The study, Scott says, shows "a sudden and disturbing increase in instances of sexual abuse from 1960, reaching its hellish pinnacle in 1975, followed by a sharp and sustained decline from 1985 to the present". By 2001, there were 5 reported cases of sexual abuse per 100,000 children (compared to 134 cases of abuse for every 100,000 children in American society as a whole in the same year). By 2010, there were just 7 reported cases across the entire Catholic Church in the United States. The report thus describes "the 'crisis' of sexual abuse of minors by Catholic priests" as really a "historical problem."

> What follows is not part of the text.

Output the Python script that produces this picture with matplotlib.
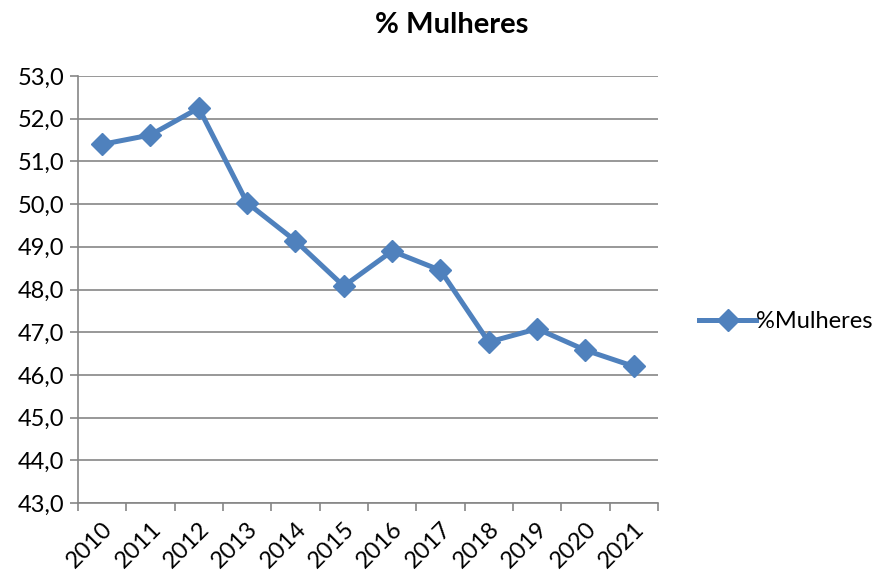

Scott discusses many other aspects of the report's findings. Most interesting, I thought, is his suggestion that "the foetid cultural soil of the 60s and 70s proved uncommonly conducive to the commission of sexual abuse" – and that the Church's reinstatement of a "punitive approach" to sexual deviance (as opposed to its earlier adoption of fashionable "therapeutic" approaches – counselling, treatment, relocation), together with "John Paul II's radical reform of seminary life and the spiritual formation of priests".

Thus Scott offers his own blistering conclusion: "Those who incessantly call for an end to sexual abuse in the Church are effectively trying to break down an open door." The deepest problem, he thinks, was the cultural milieu of the 1960s, with its vociferous opposition to all taboos, and its sinister promotion of unchecked sexual experimentation. (Sinister if you happened to be a child at the time.)

Speaking of Scott – if you're in Sydney, don't forget to come and join us tonight for a lively wine-and-cheese discussion with Tomáš Halik.